IF (HME_search_centre_x <= MV_TH &&
HME_search_centre_y <= MV_TH &&
HME_SAD < stationary_sad_th)
Divide ME search width and height by stationary_divisor
ELSE IF (HME_SAD < general_sad_th)
Divide ME search width and height by general_divisor
Where the variables in the pseudo-code above correspond to the following
signals in the code (set in set_me_sr_adjustment_ctrls()
):
Signal in code | Name in pseudo-code | Description |
---|---|---|
reduce_me_sr_based_on_mv_length_th | MV_TH | Reduce the ME search region if HME MVs and HME sad are small |
stationary_hme_sad_abs_th | stationary_sad_th | Reduce the ME search region if HME MVs and HME sad are small |
stationary_me_sr_divisor | stationary_divisor | Reduction factor for the ME search region if HME MVs and HME sad are small |
reduce_me_sr_based_on_hme_sad_abs_th | general_sad_th | Reduce the ME search region if HME sad is small |
me_sr_divisor_for_low_hme_sad | general_divisor | Reduction factor for the ME search region if HME sad is small |
Reference frames can be pruned at early stages of open-loop ME to save the cost of searching them at subsequent, more expensive stages and MD. Pruning is performed on a per-SB basis after HME (before ME) and after ME (so that candidates will not be passed to MD).

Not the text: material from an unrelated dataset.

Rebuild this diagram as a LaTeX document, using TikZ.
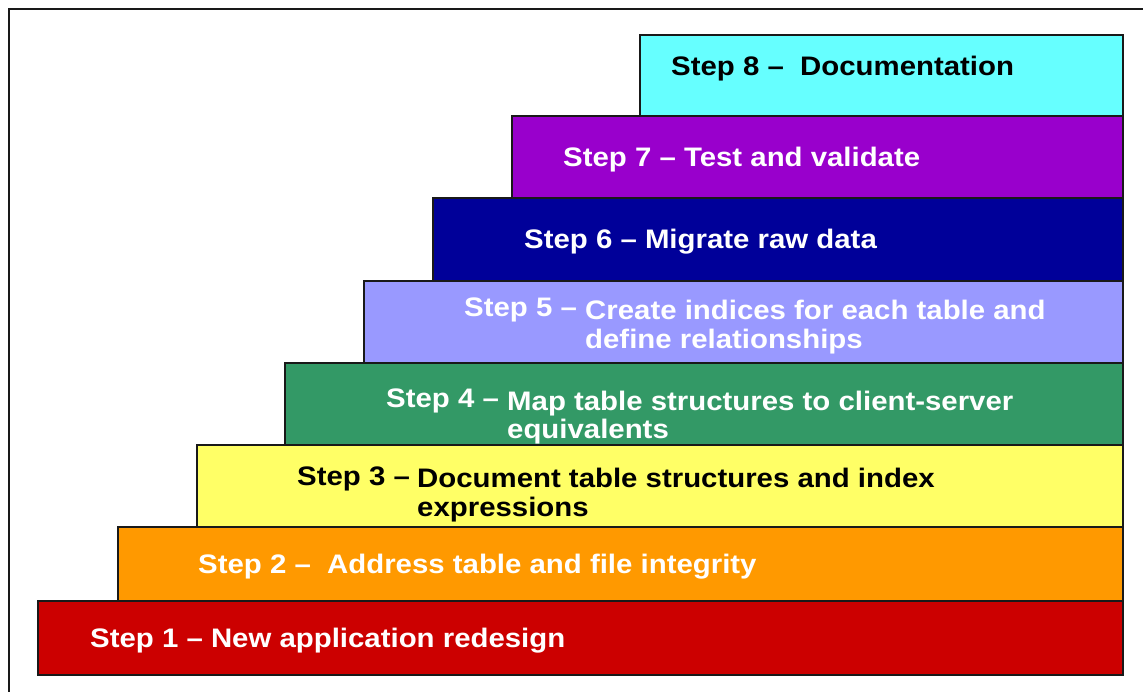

Pruning decisions are based on the relative SAD of each reference frame (relative to the best SAD), as follows:
Reference pruning controls are set in set_me_hme_ref_prune_ctrls()
, with
the following controls:
Signal | Description |
---|---|
enable_me_hme_ref_pruning | |
prune_ref_if_hme_sad_dev_bigger_than_th | TH used to prune references based on HME sad deviation |
prune_ref_if_me_sad_dev_bigger_than_th | TH used to prune references based on ME sad deviation |
protect_closest_refs | If true, do not prune closest ref frames |
If the (0,0) SAD is low, pre-HME and HME can be skipped, and the ME search area
can be reduced. The feature is controlled by me_early_exit_th
, which is
the threshold used to determine if the (0,0) SAD is low enough to apply the
optimizations.
The feature settings that are described in this document were compiled at v1.8.0 of the code and may not reflect the current status of the code. The description in this document represents an example showing how features would interact with the SVT architecture. For the most up-to-date settings, it's recommended to review the section of the code implementing this feature.